Similar questions and answers from Stackexchange : 
machine learning - What algorithms need feature scaling, beside from SVM? - Cross Validated (stackex...

How do outliers and missing values impact these classifiers? - Data Science Stack Exchange

 

So as I already wrote in another topic (and on LinkedIn), if you want to have a first quick test with a ML algorithm, try using Random Forest :

  • Robust to outliers
  • Low sensitivity to noise (bagging help reduce the variance)
  • Less prone to overfitting, thanks to bootstrapping and available "Out-Of-Bag" (samples not used in each bootstrap samples) performances validation
  • Good generalization performance
  • Handles easily non-linear situations thanks to the ensemble of decision trees that can handle non-linear boundaries with "if-else" rules
  • Controls multicollinearity among variables with the random feature subset selection at each node
  • Low tunability: performances are not very sensitive to hyperparameters tuning (see my latest post about Random Forest hyperparameters tuning with DoE)
  • Ability to handle sparse data
  • Easier interpretability compared to other algorithms (with the use of "built-in" Feature Importance)
  • Relatively fast and efficient computation (depending on the number of trees and depth used): Since individual trees are independent of each others, the training process can be parallelized.

 

So if you're looking for an accurate, robust, versatile, scalable algorithm with low tendency to overfitting for the analysis of your datasets, Random Forest can be a good starting point and benchmark.
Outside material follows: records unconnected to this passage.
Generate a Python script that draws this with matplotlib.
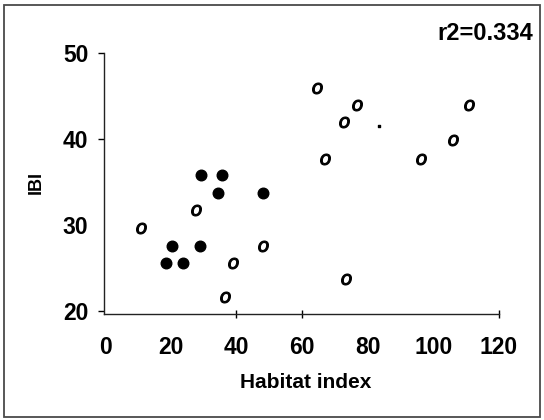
import matplotlib
matplotlib.use("Agg")
import matplotlib.pyplot as plt
from matplotlib.patches import Rectangle

plt.rcParams["font.family"] = ["Liberation Sans", "DejaVu Sans"]

# ── Data ─────────────────────────────────────────────────────────────────────
filled_x = [29.3, 35.6, 34.3, 48.0, 20.4, 28.8, 18.6, 23.8]
filled_y = [35.8, 35.8, 33.7, 33.7, 27.6, 27.6, 25.6, 25.6]

open_x = [64.7, 76.7, 72.7, 66.9, 110.8, 105.9, 96.1, 27.8, 10.9, 48.0, 39.0, 36.4, 73.5]
open_y = [45.9, 43.9, 41.9, 37.7, 43.9, 39.9, 37.7, 31.7, 29.6, 27.6, 25.6, 21.6, 23.7]

speck_x = [83.5]
speck_y = [41.5]

x_ticks = [0, 20, 40, 60, 80, 100, 120]
y_ticks = [20, 30, 40, 50]
x_tick_marks = [40, 60, 120]     # only these carry a visible tick
y_tick_marks = [20, 40, 50]
r2_text = "r2=0.334"

fig = plt.figure(figsize=(5.44, 4.2), dpi=100)
ax = fig.add_axes([103.5 / 544, 1 - 314 / 420, 395.5 / 544, (314 - 52.7) / 420])

ax.scatter(filled_x, filled_y, s=58, color="black", zorder=3)
ax.scatter(open_x, open_y, s=62, marker="$o$", color="black",
           edgecolors="black", linewidths=0.8, zorder=3)
ax.scatter(speck_x, speck_y, s=2, marker="s", color="black")

ax.set_xlim(-0.5, 120)
ax.set_ylim(19.65, 50)
for side in ("top", "right"):
    ax.spines[side].set_visible(False)
for side in ("left", "bottom"):
    ax.spines[side].set_linewidth(1.0)
    ax.spines[side].set_color("#222222")

ax.set_xticks(x_ticks)
ax.set_xticklabels([str(v) for v in x_ticks], fontsize=16.5, fontweight="bold")
ax.set_yticks(y_ticks)
ax.set_yticklabels([str(v) for v in y_ticks], fontsize=16.5, fontweight="bold")
ax.tick_params(axis="x", direction="inout", length=6, width=1, pad=13)
ax.tick_params(axis="y", direction="out", length=4, width=1, pad=7)
for v, t in zip(x_ticks, ax.xaxis.get_major_ticks()):
    t.tick1line.set_visible(v in x_tick_marks)
for v, t in zip(y_ticks, ax.yaxis.get_major_ticks()):
    t.tick1line.set_visible(v in y_tick_marks)

fig.text(305.5 / 544, 1 - 383 / 420, "Habitat index", fontsize=15,
         fontweight="bold", ha="center", va="center")
fig.text(36.5 / 544, 1 - 183 / 420, "IBI", fontsize=13, fontweight="bold",
         rotation=90, ha="center", va="center")
fig.text(533 / 544, 1 - 33 / 420, r2_text, fontsize=17, fontweight="bold",
         ha="right", va="center")

# outer frame round the whole picture
fig.patches.append(Rectangle((4 / 544, 3.5 / 420), 536 / 544, 412 / 420,
                             transform=fig.transFigure, fill=False,
                             edgecolor="#4a4a4a", linewidth=1.3))

fig.savefig("out.png", dpi=100)
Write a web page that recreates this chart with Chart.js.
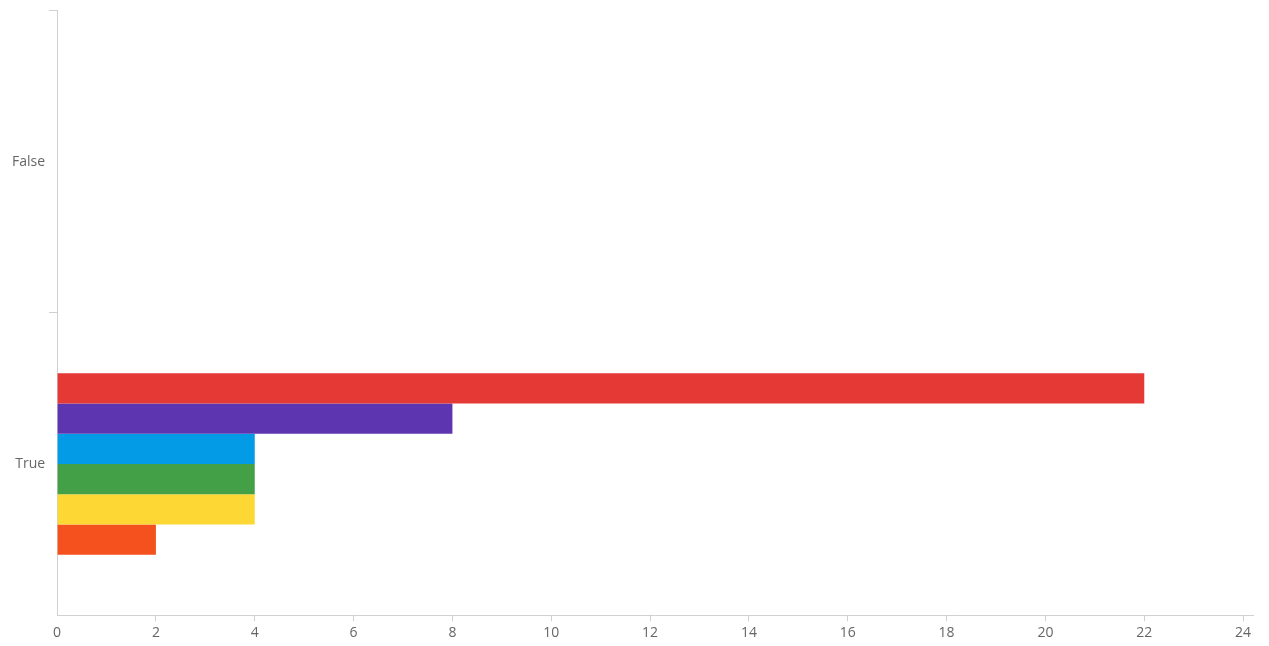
<!DOCTYPE html>
<html>
<head>
<meta charset="utf-8">
<script src="https://cdn.jsdelivr.net/npm/chart.js@4/dist/chart.umd.min.js"></script>
<style>
  html, body { margin: 0; padding: 0; background: #fff; }
  #wrap { width: 1269px; height: 646px; }
</style>
</head>
<body>
<div id="wrap"><canvas id="myChart" width="1269" height="646"></canvas></div>
<script>
// categories and series values
const categories = ["False", "True"];
const seriesNames = ["Series 1", "Series 2", "Series 3", "Series 4", "Series 5", "Series 6"];
const series1 = [0, 22];
const series2 = [0, 8];
const series3 = [0, 4];
const series4 = [0, 4];
const series5 = [0, 4];
const series6 = [0, 2];
const seriesColors = ["#E53935", "#5E35B1", "#039BE5", "#43A047", "#FDD835", "#F4511E"];

const allSeries = [series1, series2, series3, series4, series5, series6];

// build datasets from the arrays
const datasets = allSeries.map((vals, i) => ({
    label: seriesNames[i],
    data: vals,
    backgroundColor: seriesColors[i],
    borderWidth: 0,
    barPercentage: 1.0,
    categoryPercentage: 0.6
}));

const axisColor = "#d0d0d0";
const hidden = "rgba(0,0,0,0)";
const tickFont = { family: "'Open Sans', sans-serif", size: 14 };

const ctx = document.getElementById('myChart').getContext('2d');
new Chart(ctx, {
    type: "bar",
    data: { labels: categories, datasets },
    options: {
        indexAxis: 'y',
        responsive: false,
        animation: false,
        layout: { padding: { top: 3, right: 16, bottom: 2, left: 8 } },
        plugins: {
            legend: { display: false },
            tooltip: { enabled: false }
        },
        scales: {
            x: {
                min: 0,
                max: 24.2,
                grid: {
                    drawOnChartArea: false,
                    // hide the tick mark under the zero line
                    color: (c) => c.index === 0 ? hidden : axisColor,
                    tickLength: 6
                },
                border: { color: axisColor, width: 1 },
                ticks: {
                    stepSize: 2,
                    includeBounds: false,
                    color: "#666",
                    font: tickFont,
                    padding: 3,
                    maxRotation: 0
                }
            },
            y: {
                grid: {
                    drawOnChartArea: false,
                    // no tick mark at the bottom corner
                    color: (c) => c.index === undefined ? hidden : axisColor,
                    tickLength: 8
                },
                border: { color: axisColor, width: 1 },
                ticks: {
                    color: "#666",
                    // tighter line height so the axis can start near the top
                    font: { family: tickFont.family, size: 14, lineHeight: 0.9 },
                    padding: 4
                }
            }
        }
    }
});
</script>
</body>
</html>
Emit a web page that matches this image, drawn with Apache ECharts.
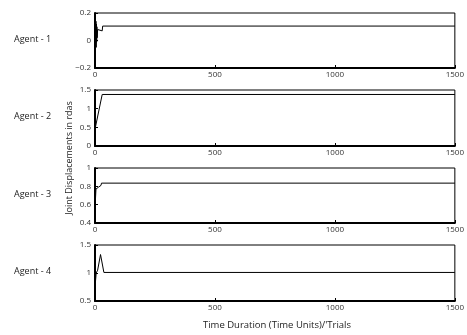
<!DOCTYPE html>
<html>
<head>
<meta charset="utf-8">
<script src="https://cdn.jsdelivr.net/npm/echarts@6/dist/echarts.min.js"></script>
<style>
body { margin: 0px; background: #fff; }
#main1 { width: 467px; height: 335px; }
</style>
</head>
<body>
<div id="main1"></div>
<script>
// time points and values
var agent1T = [0, 2, 3, 4, 5, 6, 7, 8, 9, 11, 13, 30, 32, 1500];
var agent1V = [0.05, 0.15, -0.02, 0.14, -0.05, 0.12, -0.01, 0.1, 0.02, 0.08, 0.07, 0.07, 0.105, 0.105];
var agent2T = [0, 30, 1500];
var agent2V = [0.45, 1.38, 1.38];
var agent3T = [0, 4, 12, 14, 18, 20, 25, 27, 1500];
var agent3V = [0.56, 0.77, 0.77, 0.79, 0.79, 0.81, 0.81, 0.835, 0.835];
var agent4T = [0, 5, 11, 23, 37, 1500];
var agent4V = [0.75, 1.0, 1.05, 1.33, 1.01, 1.01];

var yMins = [-0.2, 0, 0.4, 0.5];
var yMaxs = [0.2, 1.5, 1, 1.5];
var yIntervals = [0.2, 0.5, 0.2, 0.5];
var agentNames = ['Agent - 1', 'Agent - 2', 'Agent - 3', 'Agent - 4'];

var tops = [13, 90, 168, 245];
var heights = [55, 56, 55, 56];

function pairs(t, v) {
	var r = [];
	for (var i = 0; i < t.length; i++) r.push([t[i], v[i]]);
	return r;
}

var allData = [pairs(agent1T, agent1V), pairs(agent2T, agent2V), pairs(agent3T, agent3V), pairs(agent4T, agent4V)];

var grids = [], xAxes = [], yAxes = [], series = [], graphics = [];
var font = 'Open Sans';
for (var k = 0; k < 4; k++) {
	grids.push({ left: 95, right: 8, top: tops[k], height: heights[k], show: true, borderColor: '#000', borderWidth: 1 });
	xAxes.push({
		type: 'value', gridIndex: k, min: 0, max: 1500, interval: 500,
		axisLine: { show: true, onZero: false, lineStyle: { color: '#000', width: 2 } },
		axisTick: { show: true, inside: true, length: 3, lineStyle: { color: '#000' } },
		axisLabel: { color: '#333', fontSize: 8, fontFamily: font, margin: 3,
			formatter: function (v) { return String(v); } },
		splitLine: { show: false }
	});
	yAxes.push({
		type: 'value', gridIndex: k, min: yMins[k], max: yMaxs[k], interval: yIntervals[k],
		axisLine: { show: true, onZero: false, lineStyle: { color: '#000', width: 2 } },
		axisTick: { show: true, inside: true, length: 3, lineStyle: { color: '#000' } },
		axisLabel: { color: '#333', fontSize: 8, fontFamily: font, margin: 4,
			formatter: function (v) { return String(Math.round(v * 10) / 10).replace('-', '\u2212'); } },
		splitLine: { show: false }
	});
	series.push({
		type: 'line', xAxisIndex: k, yAxisIndex: k, data: allData[k],
		showSymbol: false, symbol: 'none', animation: false,
		lineStyle: { color: '#000', width: 1 }
	});
	graphics.push({
		type: 'text', x: 14, y: tops[k] + heights[k] / 2 - 6,
		style: { text: agentNames[k], fontSize: 9, fontFamily: font, fill: '#222' }
	});
}

graphics.push({
	type: 'text', x: 69, y: 158, rotation: Math.PI / 2,
	style: { text: 'Joint Displacements in rdas', fontSize: 9, fontFamily: font, fill: '#222', align: 'center', verticalAlign: 'middle' }
});
graphics.push({
	type: 'text', x: 277, y: 325,
	style: { text: "Time Duration (Time Units)/'Trials", fontSize: 9.5, fontFamily: font, fill: '#222', align: 'center', verticalAlign: 'middle' }
});

var myChart = echarts.init(document.getElementById('main1'));
myChart.setOption({
	animation: false,
	grid: grids,
	xAxis: xAxes,
	yAxis: yAxes,
	series: series,
	graphic: graphics
});
</script>
</body>
</html>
Always start with the simple algorithms first and a good validation strategy to evaluate and compare your models, before going to complex algorithms like Neural Networks which might need several layers of validation (to build and fine-tune them).

 

I hope this long answer will help you,

Victor GUILLER

"It is not unusual for a well-designed experiment to analyze itself" (Box, Hunter and Hunter)
maryam_nourmand
Level III

Re: data preprocessing

Hello
thanks for your answer
if i want use (K-folds crossvalidation)and my response type is categorical 
when i want to select column to y ,i should put all of my predictors and my response variable into it or just my response variable ?

Victor_G
Super User

Re: data preprocessing

Hello @maryam_nourmand,

 

If you're speaking about the use of Make Validation Column with K-folds cross-validation methods, you can use all your predictors (X variables) in the stratification columns panel (to make sure the folds will be homogeneous regarding the distributions of X variables), and your response(s) in the Y panel : JMP will order and distribute the rows between folds based on the response values to ensure the folds are homogeneous regarding the response(s), avoiding biased learning and evaluation during cross-validation : Launch the Make Validation Column Platform (jmp.com)

If you have several rows corresponding to the same ID/group, keep this data structure by using this ID/group column(s) in the "Grouping Columns" panel.

 

Hope this will answer your question,

 

Victor GUILLER

"It is not unusual for a well-designed experiment to analyze itself" (Box, Hunter and Hunter)